Does what it says on the tin…….

One of the advantages of doing this course is being able to get tips from people who really know their stuff.

I’ve got a pair of Felco secateurs that are suffering from extreme overuse and lack of tlc. They’ve most definitely lost their edge. I’ve tried sharpening them but I just don’t have the skill. So while we were out working in the Twentieth Century Garden a couple of weeks ago I asked tutor Amanda’s advice. She suggested sending them away for a service. She told me she has two pairs so that while one is off being sorted she doesn’t have to manage without.

This got me thinking. About Felco secateurs. And why no other secateurs will do. And then I started thinking about other things that – once you’ve used them – nothing else comes close.

So I started compiling a list. At the moment it’s not a very long list. But I’m open to suggestions.

These are my Head and Shoulders Above the Competition products.

1.  Felco Secateurs

2.  The Swoe – this is a new one for me. And another recommendation from Amanda. I used it when we were in the Twentieth Century Garden and went straight home and ordered one online. You may not be into hoeing….. but if you are it’s very very special.

3. Those Steam Irons with a separate water tank thingyI know it’s really boring to talk about irons. (Possibly even more boring than talking about hoeing!) But ironing is really boring. And these irons make a tedious job a lot more bearable, because they do the job so much better than anything else.

4.  Dualit Toasters – we’ve had ours for FIFTEEN YEARS…….. And it’s still going strong.

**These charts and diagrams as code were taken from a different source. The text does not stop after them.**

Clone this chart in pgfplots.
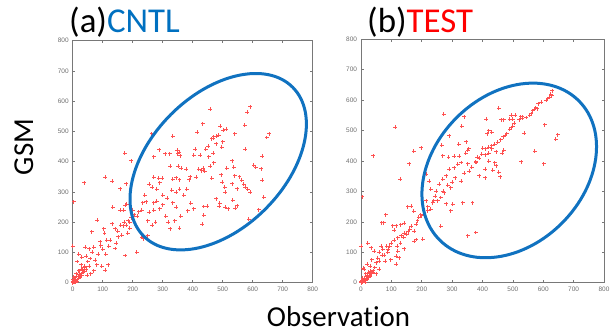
\documentclass[border=0pt]{standalone}
\usepackage{pgfplots}
\pgfplotsset{compat=1.18}
\usepackage{pgfplotstable}
\usepackage{fontspec}
\setmainfont{Carlito}[Ligatures={NoCommon}]
\newfontfamily\tickfont{Liberation Sans}
\definecolor{cntlblue}{RGB}{0,112,192}
\definecolor{ellblue}{RGB}{16,114,192}
\definecolor{axgray}{RGB}{120,120,120}
\definecolor{tickgray}{RGB}{110,110,110}
\definecolor{dotred}{RGB}{255,80,80}

\pgfplotstableread{
x y
0 0
2 3
5 2
3 8
8 5
10 12
12 6
6 14
15 10
18 20
20 15
14 22
22 28
25 18
28 30
30 24
9 1
1 10
4 18
16 4
35 35
33 42
40 38
24 40
12 30
38 50
45 45
0 120
3 268
39 330
109 349
131 336
159 311
178 327
134 250
159 239
170 239
175 256
81 206
131 195
172 200
178 190
168 188
185 205
103 179
142 179
64 168
106 163
114 140
152 152
164 157
183 163
92 135
42 118
55 112
70 117
93 122
142 113
175 90
214 101
237 146
230 150
20 95
30 85
15 70
28 60
45 88
58 80
40 55
55 55
109 41
97 54
118 60
50 70
65 100
75 75
85 95
120 120
125 140
145 130
100 110
110 95
150 170
160 190
190 200
195 215
200 210
205 225
215 220
220 235
200 240
190 180
60 30
70 40
80 60
48 25
30 45
20 40
180 260
230 240
325 386
351 385
362 378
378 375
270 349
287 345
298 345
334 342
345 347
356 340
388 340
392 350
255 325
265 315
280 310
290 330
330 306
345 300
356 310
233 264
245 268
270 264
255 233
270 240
290 245
300 258
333 264
384 238
393 262
318 200
340 205
325 178
356 180
265 190
276 200
237 145
250 155
310 220
300 290
315 280
370 290
380 310
240 290
250 205
360 220
280 270
345 250
264 493
333 485
173 428
289 439
309 427
323 427
349 438
355 432
350 426
359 420
270 416
195 403
459 574
592 582
582 563
434 526
415 498
492 518
573 520
501 505
512 508
487 488
540 492
655 492
647 480
464 476
470 482
478 485
468 478
500 466
451 452
478 459
408 441
443 442
469 428
497 448
575 442
425 422
404 422
631 419
531 403
453 417
603 388
610 382
628 377
537 382
514 379
470 396
459 385
420 375
430 370
435 378
440 368
411 349
464 346
495 357
540 353
556 350
564 338
570 325
575 316
583 309
631 338
531 327
498 333
507 316
509 300
548 311
592 300
637 283
479 278
490 262
509 250
518 245
542 247
548 255
533 272
488 252
437 252
448 253
404 245
437 223
431 194
587 210
620 241
}\cntl

\pgfplotstableread{
x y
0 0
2 2
4 6
6 3
8 10
10 5
12 14
15 8
18 20
20 12
22 25
25 18
28 30
30 22
5 15
14 2
35 30
32 38
40 35
3 1
1 4
9 8
0 120
5 282
8 47
41 417
113 511
173 433
198 443
159 391
129 340
154 250
165 252
173 235
82 224
68 197
75 197
110 173
104 187
115 187
131 190
143 195
186 204
197 224
190 215
176 170
181 192
203 143
100 130
110 140
121 148
132 155
143 162
155 168
22 130
33 115
44 104
66 120
71 110
88 100
77 90
121 104
176 137
181 142
143 112
115 88
126 82
98 75
115 60
20 60
30 55
45 50
40 40
25 35
10 45
50 65
55 80
60 70
35 75
15 30
50 30
60 45
130 130
140 150
160 175
165 185
150 160
120 120
90 110
95 120
60 100
70 90
80 70
85 120
214 356
225 334
230 307
247 301
258 323
269 340
280 351
291 373
307 378
318 389
329 395
351 391
378 397
357 367
329 334
296 312
274 296
263 280
252 269
236 263
230 241
219 236
208 225
263 186
296 236
302 258
351 154
378 165
335 263
367 263
389 351
240 270
245 285
285 320
300 330
310 345
340 360
365 380
270 300
220 250
215 270
200 220
280 260
272 554
340 545
331 514
291 483
266 452
347 463
322 455
345 425
352 435
355 440
269 417
288 412
307 415
323 415
382 412
397 423
630 631
625 620
620 610
628 615
615 605
610 600
594 593
583 588
575 575
565 565
570 570
580 572
560 555
555 550
544 543
530 540
520 535
505 525
500 515
495 510
490 505
480 490
475 485
468 480
460 470
450 462
440 455
430 450
420 445
410 440
400 442
453 574
413 538
462 535
470 535
495 551
508 551
490 537
500 537
526 545
530 545
605 519
648 486
641 472
537 491
420 500
430 495
415 490
430 440
445 430
470 435
465 425
420 425
572 432
408 373
408 345
440 394
445 385
434 370
454 364
459 348
528 397
602 391
420 400
380 395
390 410
410 420
}\test

\pgfplotsset{
  scatstyle/.style={
    scale only axis,
    xmin=0, xmax=800, ymin=0, ymax=800,
    xtick={0,100,...,800}, ytick={0,100,...,800},
    tick align=inside,
    major tick length=2.5bp,
    axis line style={axgray, line width=0.7bp},
    every tick/.style={axgray, line width=0.6bp},
    /pgf/number format/assume math mode=true,
    ticklabel style={font=\tickfont\fontsize{6.5}{7}\selectfont, text=tickgray},
    xticklabel style={yshift=-0.5bp},
    yticklabel style={xshift=-0.5bp},
    clip=false,
  },
  dots/.style={draw=none, mark=none,
    error bars/.cd, x dir=both, x fixed=6.5, y dir=both, y fixed=6.5,
    error mark=none, error bar style={draw=dotred, solid, line width=0.85bp}},
}

\begin{document}
\begin{tikzpicture}
\path[use as bounding box] (0,0) rectangle (611bp,333bp);

\begin{axis}[scatstyle, at={(72.7bp,50.3bp)}, anchor=south west, width=240bp, height=242bp]
\addplot[dots] table[x=x,y=y] {\cntl};
\draw[ellblue, line width=3bp, rotate around={45:(axis cs:485,400)}] (axis cs:485,400) ellipse [x radius=351, y radius=221];
\end{axis}

\begin{axis}[scatstyle, at={(361bp,50.3bp)}, anchor=south west, width=243bp, height=243.4bp]
\addplot[dots] table[x=x,y=y] {\test};
\draw[ellblue, line width=3bp, rotate around={45:(axis cs:488,369)}] (axis cs:488,369) ellipse [x radius=324, y radius=245];
\end{axis}

\node[anchor=base west, inner sep=0pt, font=\fontsize{35}{38}\selectfont] at (69bp,300bp) {(a)\textcolor{cntlblue}{CNTL}};
\node[anchor=base west, inner sep=0pt, font=\fontsize{35}{38}\selectfont] at (367bp,300bp) {(b)\textcolor{red}{TEST}};
\node[rotate=90, anchor=base, inner sep=0pt, font=\fontsize{29}{32}\selectfont] at (33bp,186bp) {GSM};
\node[anchor=base, inner sep=0pt, font=\fontsize{29}{32}\selectfont] at (338.5bp,7bp) {Observation};
\end{tikzpicture}
\end{document}
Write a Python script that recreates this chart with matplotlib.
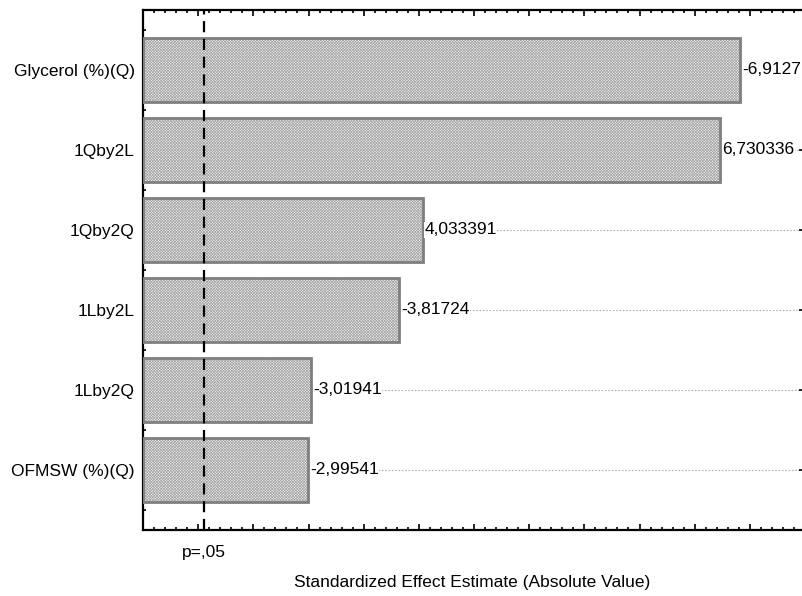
import numpy as np
import matplotlib.pyplot as plt
from matplotlib.ticker import MultipleLocator

plt.rcParams['font.family'] = ['Liberation Sans', 'DejaVu Sans']
plt.rcParams['hatch.linewidth'] = 0.5

# Pareto chart of standardized effects
effects = ['Glycerol (%)(Q)', '1Qby2L', '1Qby2Q', '1Lby2L', '1Lby2Q', 'OFMSW (%)(Q)']
estimates = [-6.9127, 6.730336, 4.033391, -3.81724, -3.01941, -2.99541]
labels = ['-6,9127', '6,730336', '4,033391', '-3,81724', '-3,01941', '-2,99541']
p_crit = 2.055

abs_est = np.abs(estimates)
ypos = np.arange(len(effects))
x_min, x_max = 1.5, 7.5
fs = 12.5

fig = plt.figure(figsize=(8.02, 5.96), dpi=100)
ax = fig.add_axes([143 / 802, 66 / 596, 662 / 802, 520 / 596])

# dotted guide lines from bar end to the right edge
ax.hlines(ypos, abs_est, x_max, colors='#b0b0b0', linestyles=(0, (1.5, 1.5)),
          linewidth=0.8, zorder=1)

# hatched fill, then grey outline
ax.barh(ypos, abs_est - x_min, left=x_min, height=0.8, color='#f2f2f2',
        edgecolor='#a4a4a4', hatch='x' * 12, linewidth=0, zorder=2)
ax.barh(ypos, abs_est - x_min, left=x_min, height=0.8, fill=False,
        edgecolor='#7f7f7f', linewidth=2, zorder=3)

for y, v, txt in zip(ypos, abs_est, labels):
    ax.text(v + 0.02, y, txt, va='center', ha='left', fontsize=fs,
            bbox=dict(facecolor='white', edgecolor='none', pad=0.3), zorder=4)

ax.axvline(p_crit, color='black', linestyle=(0, (5, 3)), linewidth=1.6, zorder=5)

ax.set_xlim(x_min, x_max)
ax.set_ylim(len(effects) - 0.25, -0.75)

ax.set_yticks(ypos)
ax.set_yticklabels(effects, fontsize=fs)
ax.yaxis.set_minor_locator(MultipleLocator(0.5))
ax.xaxis.set_major_locator(MultipleLocator(0.5))
ax.xaxis.set_minor_locator(MultipleLocator(0.1))
ax.set_xticklabels([])

ax.tick_params(which='both', direction='in', top=True, right=True, width=1.2,
               color='black')
ax.tick_params(which='major', length=4)
ax.tick_params(which='minor', length=2.5)
ax.tick_params(axis='y', which='major', pad=6)

for s in ax.spines.values():
    s.set_linewidth(1.6)
    s.set_color('black')

ax.text(p_crit, -0.028, 'p=,05', transform=ax.get_xaxis_transform(),
        ha='center', va='top', fontsize=fs)
fig.text(472 / 802, 1 - 583 / 596, 'Standardized Effect Estimate (Absolute Value)',
         ha='center', va='center', fontsize=fs)

fig.savefig('out.png', dpi=100)
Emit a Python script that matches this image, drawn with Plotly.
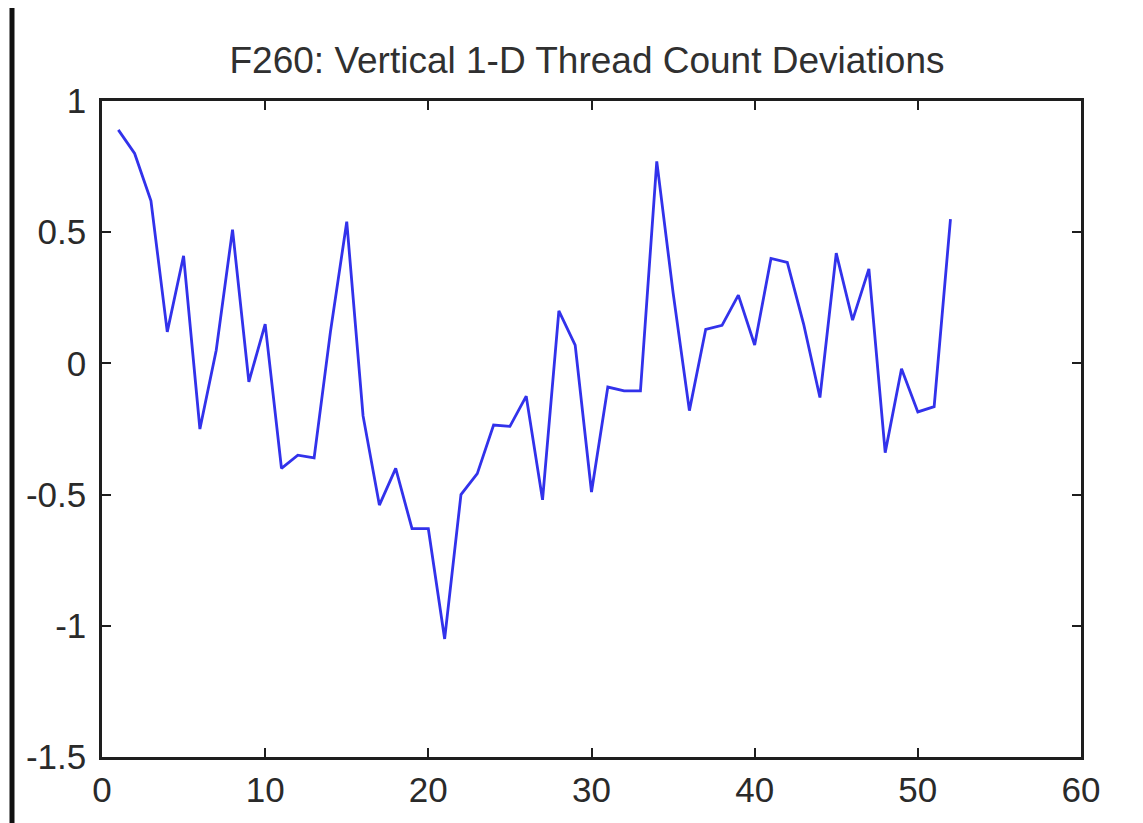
import plotly.graph_objects as go

# Data
thread_index = list(range(1, 53))
deviation = [
    0.89, 0.80, 0.62, 0.12, 0.41, -0.25, 0.05, 0.51, -0.07, 0.15,
    -0.40, -0.35, -0.36, 0.12, 0.54, -0.20, -0.54, -0.40, -0.63, -0.63,
    -1.05, -0.50, -0.42, -0.235, -0.24, -0.125, -0.52, 0.20, 0.07, -0.49,
    -0.09, -0.105, -0.105, 0.77, 0.27, -0.18, 0.13, 0.145, 0.26, 0.07,
    0.40, 0.385, 0.15, -0.13, 0.42, 0.165, 0.36, -0.34, -0.02, -0.185,
    -0.165, 0.55,
]
x_ticks = [0, 10, 20, 30, 40, 50, 60]
x_tick_text = ["0", "10", "20", "30", "40", "50", "60"]
y_ticks = [-1.5, -1, -0.5, 0, 0.5, 1]
y_tick_text = ["-1.5", "-1", "-0.5", "0", "0.5", "1"]
title_text = "F260: Vertical 1-D Thread Count Deviations"

W, H = 1143, 823
OFF = 8  # page body margin
L, R, T, B = 102 - OFF, 1143 - 1081 + OFF, 101 - OFF, 823 - 757 + OFF
plot_w = W - L - R
plot_h = H - T - B

font_family = "Liberation Sans, Arial, sans-serif"

fig = go.Figure()
fig.add_trace(go.Scatter(
    x=thread_index, y=deviation, mode="lines",
    line=dict(color="rgb(50,50,235)", width=2.8),
    showlegend=False, hoverinfo="skip",
))

axis_common = dict(
    showline=True, linecolor="#1e1e1e", linewidth=2.5, mirror="ticks",
    ticks="inside", ticklen=9, tickwidth=2, tickcolor="#1e1e1e",
    showgrid=False, zeroline=False,
    tickfont=dict(family=font_family, size=35, color="#2a2a2a"),
)

fig.update_xaxes(range=[0, 60], tickvals=x_ticks, ticktext=x_tick_text,
                 ticklabelstandoff=0, **axis_common)
fig.update_yaxes(range=[-1.5, 1], tickvals=y_ticks, ticktext=y_tick_text,
                 ticklabelstandoff=6, **axis_common)

# dark vertical edge at the far left of the screenshot
edge_x = 12 - OFF
fig.add_shape(type="line", xref="paper", yref="paper",
              x0=(edge_x - L) / plot_w, x1=(edge_x - L) / plot_w,
              y0=(H - B - (H + 10)) / plot_h, y1=(H - B - 0) / plot_h,
              line=dict(color="#111111", width=5))

fig.update_layout(
    width=W, height=H,
    margin=dict(l=L, r=R, t=T, b=B),
    paper_bgcolor="white", plot_bgcolor="white",
    title=dict(text=title_text, x=(587 - OFF) / W, xanchor="center",
               y=1 - (60 - OFF) / H, yanchor="middle", yref="container",
               font=dict(family=font_family, size=37, color="#303030")),
)

fig.write_html("out.html")
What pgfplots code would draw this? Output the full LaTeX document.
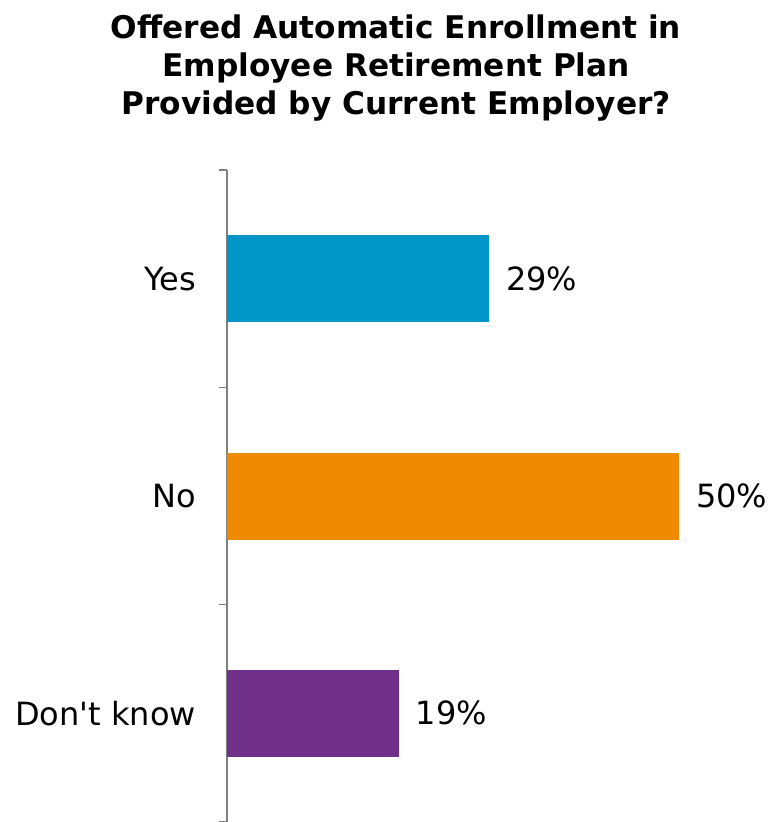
\documentclass[border=0pt]{standalone}
\usepackage{pgfplots}
\pgfplotsset{compat=1.18}
\usepackage{fontspec}
\setmainfont{DejaVu Sans}
\definecolor{cyes}{RGB}{0,150,200}
\definecolor{cno}{RGB}{240,138,0}
\definecolor{cdk}{RGB}{112,48,138}
\begin{document}
\begin{tikzpicture}
\begin{axis}[name=ax, scale only axis, width=226pt, height=326pt,
  xmin=0, xmax=50, ymin=-0.5, ymax=2.5, y dir=reverse,
  axis x line=none, axis y line*=left,
  axis line style={draw=gray, line width=0.6pt},
  ytick={0,1,2}, yticklabels={Yes,No,Don\textquotesingle t know},
  major tick length=0pt,
  extra y ticks={-0.5,0.5,1.5,2.5}, extra y tick labels={},
  extra y tick style={major tick length=4pt, tick align=outside, tick style={draw=gray, line width=0.6pt}},
  yticklabel style={font=\fontsize{16}{19}\selectfont, xshift=-12pt},
  clip=false,
  /pgf/number format/assume math mode=true,
  title={Offered Automatic Enrollment in\\Employee Retirement Plan\\Provided by Current Employer?},
  title style={align=center, font=\bfseries\fontsize{15.6}{19}\selectfont, at={(0.374,1)}, anchor=south, yshift=15pt},
  nodes near coords={\pgfmathprintnumber{\pgfplotspointmeta}\%},
  nodes near coords style={font=\fontsize{16}{19}\selectfont, anchor=west, xshift=5pt},
  point meta=x,
]
\addplot[xbar, bar shift=0pt, bar width=43.5pt, fill=cyes, draw=none] coordinates {(29,0)};
\addplot[xbar, bar shift=0pt, bar width=43.5pt, fill=cno, draw=none] coordinates {(50,1)};
\addplot[xbar, bar shift=0pt, bar width=43.5pt, fill=cdk, draw=none] coordinates {(19,2)};
\end{axis}
\path (ax.north west) ++(-113.5pt,85pt) coordinate (tl);
\path (ax.south west) ++(272pt,0pt) coordinate (br);
\pgfresetboundingbox
\path[use as bounding box] (tl) rectangle (br);
\end{tikzpicture}
\end{document}
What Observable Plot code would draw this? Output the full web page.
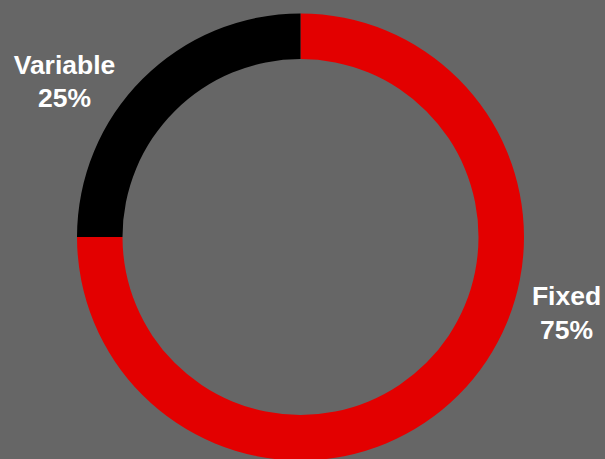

When you consider that most toasters seem to break down after six months and even when they do work they don’t toast properly, this is even more of a miracle.

5.  Eve Lom Cleanser – my mate Judes introduced me to this amazing product fifteen years ago. (Now I come to think about it, at about the same time as I got the toaster!) It’s expensive but so worth it.

6. Sky Plus – I’m aware that this may be about to be overtaken by something better, if it hasn’t happened already. But until it does I remain a huge fan of Skyplus. It’s changed the way I watch television. Means I get to see the things I really want to see, when I really want to see them. And it’s so easy to use.

7. Daily disposal contact lenses how would I manage without them?

8. Terrys Growth Booster Mascara – this does what it says on the tin. Honestly…..

So that’s my list so far. I’m sure there are things I’ve missed. But for now I’m enjoying thinking about what else might qualify. All suggestions gratefully received.